The school is clear that there are no limits or barriers to what pupils can achieve. Staff have high expectations. Pupils live up to these.

All pupils progress exceptionally well through the curriculum. Pupils' published test results are high.... The school provides many opportunities to help pupils develop character and a strong sense of moral purpose.

Pupils show a thirst for learning. This begins as soon as they start school. Pupils' behaviour is exemplary.

They respond well to the high expectations of behaviour, both in the classroom and around the school site. Pupils feel safe. They play happily and harmoniously together at social times.

They are focused and respectful. Pupils are polite to each other and to visitors. They celebrate difference and oppose any form of discrimination.

What does the school do well and what does it need to do better?

The school sits at the heart of the community. The trust, senior leadership team, staff, governors and parents share in the school's vision and direction. The school is determined to find ways to continually improve.

There is a collective drive to make the school the best it can possibly be. This ambition ensures that pupils receive an outstanding education.

A love of reading is promoted all around the school and is inspired by the enthusiasm of staff.

Reading is prioritised from the moment children start school in early years. There is a strong focus on developing children's communication and language. Pupils get regular opportunities to practise and consolidate their phonics knowledge.

Staff use assessment well to check pupils' phonics progress. If pupils fall behind, they receive the support they need to help them catch up quickly. Staff read books to build pupils' vocabulary and develop their understanding of diversity.

Pupils develop their reading skills and fluency as they move through the school. Everyone is a reader.

The school's ambitious curriculum meets the needs of all pupils well.

The essential knowledge and skills that pupils should learn are clearly identified. This starts in the early years. Subject content is broken down into small steps.

There are regular opportunities for pupils to recap on previous learning. The school has created a culture where pupils are resilient and take risks. Mistakes are seen as valuable learning opportunities.

Pupils retain their knowledge impressively over the long term. The quality of writing across the curriculum strengthens all pupils' knowledge and is exceptional in all year groups. For example, pupils in Year 4 write high-quality essays on the impact of climate change on natural resources.

The school helps pupils to make links between the curriculum's essential knowledge. For example, in geography, pupils learn about river features in Year 3. Pupils build on this in Year 4 where they learn about flooding and natural disasters.

Pupils' knowledge deepens as they move through the curriculum.
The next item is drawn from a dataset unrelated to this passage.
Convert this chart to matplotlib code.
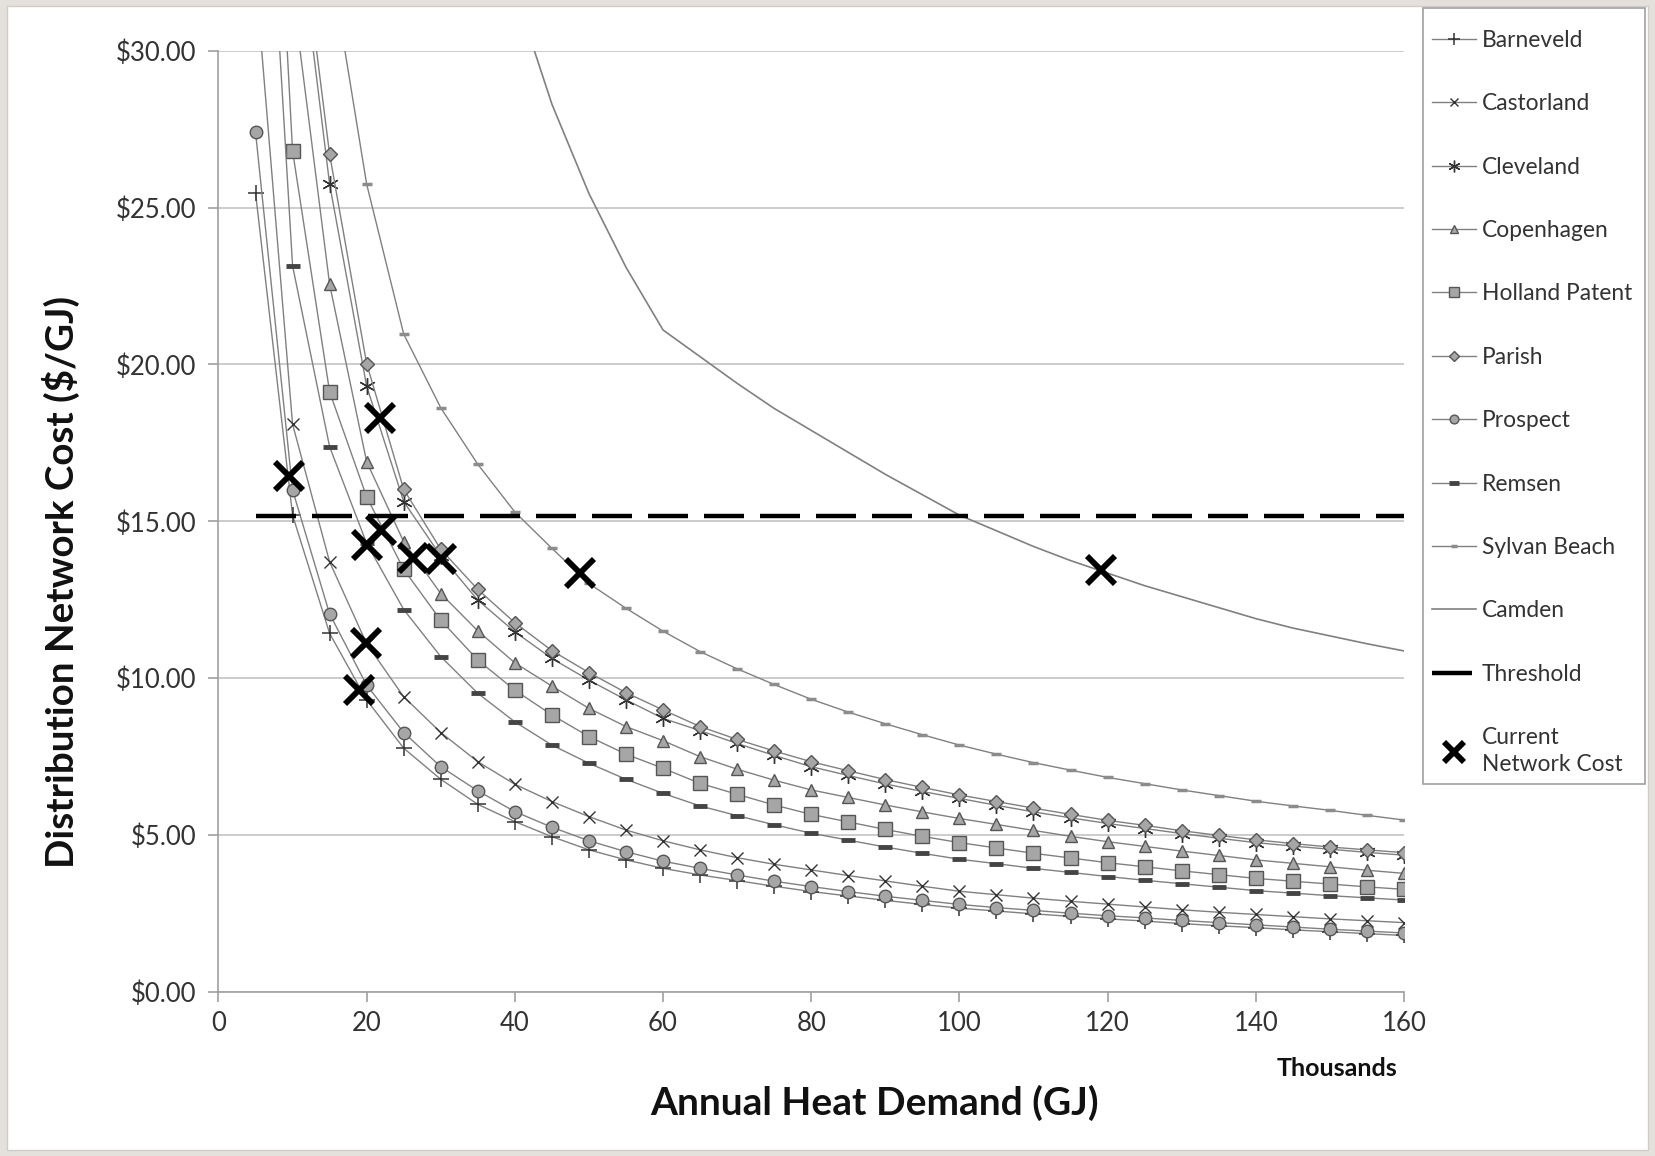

In the music curriculum, pupils learn the meaning of musical terms, such as pitch and dynamics, in lower key stage 2. They then apply this knowledge when creating musical compositions in Year 6.

Pupils with special educational needs and/or disabilities (SEND) are accurately identified. Information about how to support these pupils is shared effectively with teachers. Consequently, pupils with SEND make strong progress throughout the curriculum in line with their peers.

These pupils participate in all aspects in this very inclusive school.

The school's programme for personal development is exceptional. Pupils make a tangible difference to the lives of others, for example, by serving lunch to local elderly residents.

Pupils make a difference to the world around them. They wrote to the local Member of Parliament (MP) about sewage in a local river to highlight the issue. The MP visited the school to find out further details from the pupils to tackle the problem.

Pupils 'earn their wings' as they move through a journey of personal development at the school.

Pupils have many meaningful opportunities to develop a sense of responsibility. For example, they take on roles as prefects, voice into action, science ambassadors, eco-councillors and playground buddies.

Pupils apply for these roles and are interviewed by the principal. Appointed pupils take these roles seriously, helping them to develop their leadership skills.


The arrangements for safeguarding are effective.